PM Thailand Dukung Proses Demokrasi di Myanmar
PM Thailand menerima surat dari militer Myanmar
REPUBLIKA.CO.ID, BANGKOK -- Perdana Menteri Thailand, Prayuth Chan-ocha, mengatakan telah menerima surat dari pemimpin baru junta Myanmar, Min Aung Hlaing, yang meminta bantuan untuk mendukung demokrasi. Dia mengaku akan mendukung proses demokrasi dan akan menyerahkan proses selanjutnya kepada pemimpin baru Myanmar itu.
"Kami mendukung proses demokrasi di Myanmar tetapi yang terpenting saat ini adalah menjaga hubungan baik karena berdampak pada masyarakat, ekonomi, perdagangan perbatasan, khususnya sekarang," kata Prayuth.
Prayuth pun merupakan sosok yang melakukan kudeta untuk mendapatkan posisinya saat ini. Dia menggulingkan perdana menteri terpilih pada 2014 dan tetap menjabat setelah pemilu 2019 yang menurut beberapa pesaingnya penuh penipuan.

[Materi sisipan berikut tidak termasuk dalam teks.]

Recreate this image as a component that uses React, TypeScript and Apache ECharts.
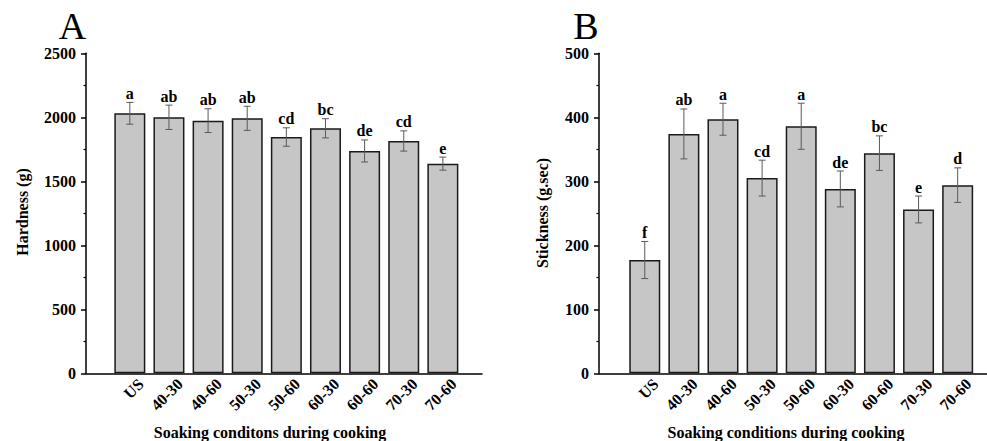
import React, { useEffect, useRef } from "react";
import * as echarts from "echarts";

const categories = ["US", "40-30", "40-60", "50-30", "50-60", "60-30", "60-60", "70-30", "70-60"];
const hardness = [2031, 2000, 1974, 1992, 1846, 1914, 1737, 1815, 1638];
const hardnessErr = [85, 95, 93, 94, 72, 75, 86, 79, 51];
const hardnessLetters = ["a", "ab", "ab", "ab", "cd", "bc", "de", "cd", "e"];
const stickness = [177, 374, 397, 305, 386, 288, 344, 256, 294];
const sticknessErr = [29, 39, 25, 28, 36, 28, 27, 21, 27];
const sticknessLetters = ["f", "ab", "a", "cd", "a", "de", "bc", "e", "d"];
const hardnessTicks = { min: 0, max: 2500, interval: 500 };
const sticknessTicks = { min: 0, max: 500, interval: 100 };

const FONT = '"Liberation Serif", "Times New Roman", serif';
const LABEL_SHIFT = 0.28;

function errorSeries(idx: number, values: number[], errs: number[], letters: string[]) {
  return {
    type: "custom",
    xAxisIndex: idx,
    yAxisIndex: idx,
    z: 5,
    encode: { x: 0, y: 1 },
    data: values.map((v, i) => [i, v, errs[i]]),
    renderItem: (params: any, api: any) => {
      const i = api.value(0);
      const v = api.value(1);
      const e = api.value(2);
      const top = api.coord([i, v + e]);
      const bot = api.coord([i, v - e]);
      const cap = 3.5;
      const st = { stroke: "#5a5a5a", lineWidth: 1 };
      return {
        type: "group",
        children: [
          { type: "line", shape: { x1: top[0], y1: top[1], x2: bot[0], y2: bot[1] }, style: st },
          { type: "line", shape: { x1: top[0] - cap, y1: top[1], x2: top[0] + cap, y2: top[1] }, style: st },
          { type: "line", shape: { x1: bot[0] - cap, y1: bot[1], x2: bot[0] + cap, y2: bot[1] }, style: st },
          {
            type: "text",
            x: top[0],
            y: top[1] - 1,
            style: {
              text: letters[params.dataIndex],
              align: "center",
              verticalAlign: "bottom",
              fontSize: 16,
              fontWeight: "bold",
              fontFamily: FONT,
              fill: "#000",
            },
          },
        ],
      };
    },
  };
}

function xAxisCfg(idx: number, min: number, max: number) {
  return {
    type: "value",
    gridIndex: idx,
    min,
    max,
    axisLine: { show: true, onZero: false, lineStyle: { color: "#000", width: 1.5 } },
    axisTick: { show: false },
    splitLine: { show: false },
    axisLabel: {
      customValues: categories.map((_, i) => i + LABEL_SHIFT),
      formatter: (v: number) => categories[Math.round(v - LABEL_SHIFT)] ?? "",
      rotate: 45,
      margin: 8,
      fontSize: 16,
      fontWeight: "bold",
      fontFamily: FONT,
      color: "#000",
    },
  };
}

function yAxisCfg(idx: number, t: { min: number; max: number; interval: number }) {
  return {
    type: "value",
    gridIndex: idx,
    min: t.min,
    max: t.max,
    interval: t.interval,
    axisLine: { show: true, onZero: false, lineStyle: { color: "#000", width: 1.5 } },
    axisTick: { show: true, length: 5, lineStyle: { color: "#000", width: 1.5 } },
    minorTick: { show: true, splitNumber: 2, length: 2.5, lineStyle: { color: "#000", width: 1.2 } },
    splitLine: { show: false },
    axisLabel: {
      margin: 10,
      fontSize: 16,
      fontWeight: "bold",
      fontFamily: FONT,
      color: "#000",
      formatter: (v: number) => String(v),
    },
  };
}

function barSeries(idx: number, values: number[]) {
  return {
    type: "bar",
    xAxisIndex: idx,
    yAxisIndex: idx,
    barWidth: 31,
    data: values.map((v, i) => [i, v]),
    itemStyle: { color: "#c6c6c6", borderColor: "#1a1a1a", borderWidth: 1.5 },
  };
}

export default function App() {
  const ref = useRef<HTMLDivElement>(null);
  useEffect(() => {
    document.body.style.margin = "0";
    const chart = echarts.init(ref.current!, null, { renderer: "svg" });
    const titleStyle = { fontSize: 16, fontWeight: "bold", fontFamily: FONT, fill: "#000" };
    const panelStyle = { align: "center", verticalAlign: "middle", fontSize: 38, lineHeight: 38, fontFamily: FONT, fill: "#000" };
    chart.setOption({
      animation: false,
      backgroundColor: "#fff",
      grid: [
        { left: 86, top: 53.3, width: 396, height: 320 },
        { left: 599, top: 53.3, width: 388, height: 320 },
      ],
      xAxis: [xAxisCfg(0, -1.12, 9.0), xAxisCfg(1, -1.17, 8.75)],
      yAxis: [yAxisCfg(0, hardnessTicks), yAxisCfg(1, sticknessTicks)],
      series: [
        barSeries(0, hardness),
        errorSeries(0, hardness, hardnessErr, hardnessLetters),
        barSeries(1, stickness),
        errorSeries(1, stickness, sticknessErr, sticknessLetters),
      ],
      graphic: [
        { type: "text", x: 72.5, y: 25.5, style: { ...panelStyle, text: "A" } },
        { type: "text", x: 586, y: 25.5, style: { ...panelStyle, text: "B" } },
        { type: "text", x: 22, y: 212, rotation: Math.PI / 2, style: { ...titleStyle, text: "Hardness (g)", align: "center", verticalAlign: "middle" } },
        { type: "text", x: 542, y: 213, rotation: Math.PI / 2, style: { ...titleStyle, text: "Stickness (g.sec)", align: "center", verticalAlign: "middle" } },
        { type: "text", x: 270, y: 432, style: { ...titleStyle, text: "Soaking conditons during cooking", align: "center", verticalAlign: "middle" } },
        { type: "text", x: 786, y: 432, style: { ...titleStyle, text: "Soaking conditions during cooking", align: "center", verticalAlign: "middle" } },
      ],
    });
    return () => chart.dispose();
  }, []);
  return <div ref={ref} style={{ position: "absolute", left: 0, top: 0, width: 987, height: 441 }} />;
}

"Thailand mendukung proses demokrasi. Sisanya terserah dia bagaimana melanjutkan," ujar Prayuth.
Prayuth menyatakan, selalu mendukung demokrasi di negara tetangga. Meski pemerintah Thailand menolak tuduhan cacat serius dalam pemilihan umum di negaranya sendiri.
Militer Min Aung Hlaing menggulingkan pemimpin sipil terpilih Myanmar Aung San Suu Kyi pada 1 Februari dan menahannya. Peristiwa ini dilakukan dengan tuduhan penipuan dalam pemilu tahun lalu yang dimenangkan partai Suu Kyi secara telak dan komisi pemilihan telah menolak klaim militer tentang kecurangan dalam pemilihan umum.
Baca juga : AS Ajak ASEAN Berikan Sanksi Bagi Myanmar
Sejak kudeta, Myanmar dikejutkan oleh protes terbesar dalam lebih dari satu dekade. Para pendukung Suu Kyi menentang kudeta yang menghentikan transisi tentatif selama satu dekade menuju demokrasi.
Sedangkan Thailand menyaksikan protes terbesarnya dalam beberapa dekade tahun lalu ketika lawan Prayuth menuntut agar dia mundur, menuduhnya merekayasa pemilu terakhir untuk melanjutkan dominasi politik Thailand oleh tentara dan monarki. Dia menyangkal adanya gangguan.